Some bloggers may be guilty of being misguided or pushing their own narrow agendas. Those who have succeeded in acquiring a huge captive audience may also be guilty of delusional pomposity. Rightly or wrongly, they see themselves as the final saviours of media freedom, both from state and corporate control.
Demonising them, shutting their sites down or threatening to invoke the Internal Security Act against them, is not going to make them go away. If they are spreading lies, take them to court, using the existing laws in the country.

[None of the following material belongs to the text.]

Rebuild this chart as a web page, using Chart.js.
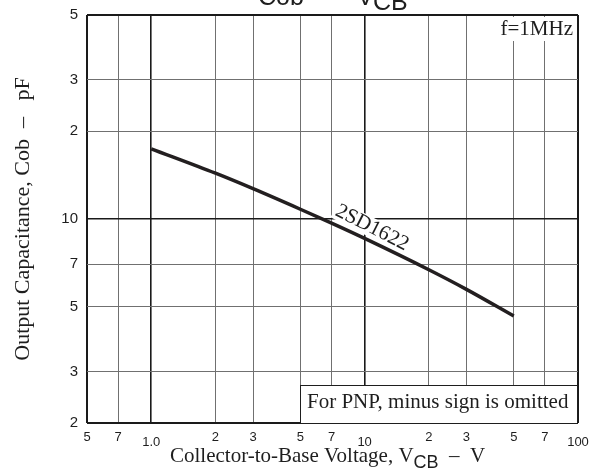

So, to go back to Latin, a language that is supposed to be dead but still very much alive, perhaps we should all learn to audi alteram partem (hear the other side).
After all, its the legal principle of fairness, which is also written as audiatur et altera pars (let the other side be heard too).
We should always be compos mentis (in control of the mind) rather than appearing to be non compos mentis (not in control of one’s faculties) or talking ad absurdum (to the absurd, or in logic, to the point of being silly or nonsensical).
Let’s bring back Cicero for a concluding quote: Cuiusvis hominis est errare, nullius nisi insipientis in errore perseverare (Anyone can err, but only the fool persists in his fault.)
I can’t resist the temptation to put in the last word. It’s dixi (I have spoken).